Saturday, January 14, 2012

Mindset

I'm a lucky girl- I have a lot of amazing girlfriends, a very, very best friend that takes B-F-F to a crazy new level, girls that I can count on... and if all else fails lots of women in my family that will always have my back. But the older I get, I have realized that it's not about the number of friends that you have- for life is not a popularity contest. And the more I age, I realize that it's more about those you hold close to your heart- and those that when it comes down to it- you'd trust with your heart.

I've also learned that everyone needs a Kathryne in their life. I honestly think it's important to have a lady that you look up to and admire. I'm not talking about someone that you want what they have or covet. I'm talking about someone- in my case an entire family that you want to emulate. Someone that holds the same values as you do, someone who is positive, leads a life where she is kind, giving, and beautiful on the inside and out. And someone that is just a few steps ahead of you- so that she can give you advice without mothering you. Someone that is still hip but can also say "been there, done that"... as a friend.

During my L.A. Boxing experience, I randomly met that exact person- my very own Kathryne. Two years ago, she trained at L.A. Boxing and was trying to get her body back. Like me, she had been a stay at home mom while her boys were younger- and the more we talked, the more we realized we had so much in common- and a friendship blossomed.

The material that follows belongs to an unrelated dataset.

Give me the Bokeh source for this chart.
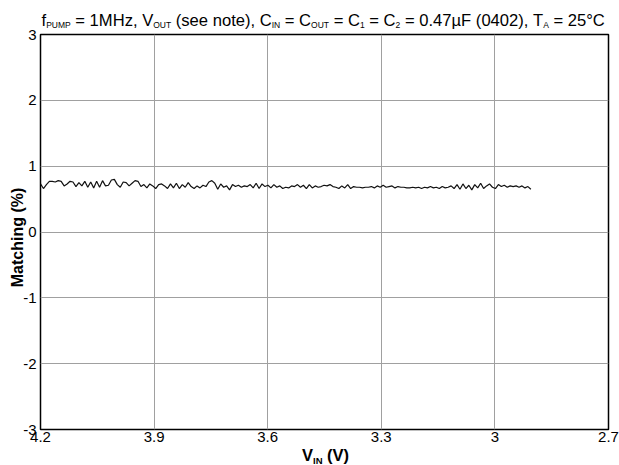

This fall, Kathryne enlisted the help of a life coach/personal trainer and made the commitment to a twelve week transformation program. Through blood, sweat, and tears, Kathryne changed her body, mind, and soul and in the process she won a "little Black dress" transformation contest. After twelve weeks of working out, she ended up with gams that are HOT!!!


Not bad for a lady getting ready to send a son off to college- eh? In fact, I'd take those legs in a heartbeat!

This week I e-mailed Kathryne asking for some advice about how to get out of the rut I'm in (which I think over the past two weeks I've crawled out of!). We exchanged a couple e-mails and then we chatted on the phone. I was running an errand after having picked up my daughter from preschool and then having to pick my son up from school only to drive 30 minutes to spend an hour at the pool while he swims and I think she could sense how frazzled I was. I asked where she got the motivation from to follow thru and make the amazing changes. After talking for a while, she said the sweetest thing to me. She said, "Shelley, it took a lot of time. And ya know, maybe for you, it just might not be the season for you. It might not be the season of life. Enjoy your children." It was so heartfelt- we then laughed about our lives and she reminisced about how crazy she used to be and look when her sons were my children's age.

What she doesn't know is that when we got off the phone, I cried. It wasn't because I was upset, or sad, or down. It was because someone had basically said, "Shelley, I have been there. I know how you feel. And maybe you should just enjoy the moment and not worry about it. It took me ten years to be at a place to do this." It was because someone who understands me, someone I look up to, and someone that really wants the best for me genuinely said, "It's okay. I've been there, I get it, and it's just okay."

I can't tell you what peace I felt. The woman I admire so much told me "she gets it" and has been there. I think I felt a natural high for the next few hours.

And then something happened.

Those very words have become my very own inspiration. "It may not be the season." I love my family and children with all of my being- but how dare I say it's not the "season" for me. Why should I have to wait to feel good about the way I look? Why should I wait ten years to finally get my eating under control? Why should I just throw in the towel and surrender?

And since then, I've been in the gym, eating better, and motivated. This IS the season of change. And I can't wait to make strides and follow in Kathryne's footsteps- only I hope that it's way before my son goes off to college- and with her help, I'm on my way.:)


1 comment:

  1. You are such a dear, Shelley. Really, I hope that whatever is was that I said or did gave you to inspiration do to what I know you have wanted for a long time. You are a light to so many people and you have to take care of you to continue to be that light! Love ya, girl.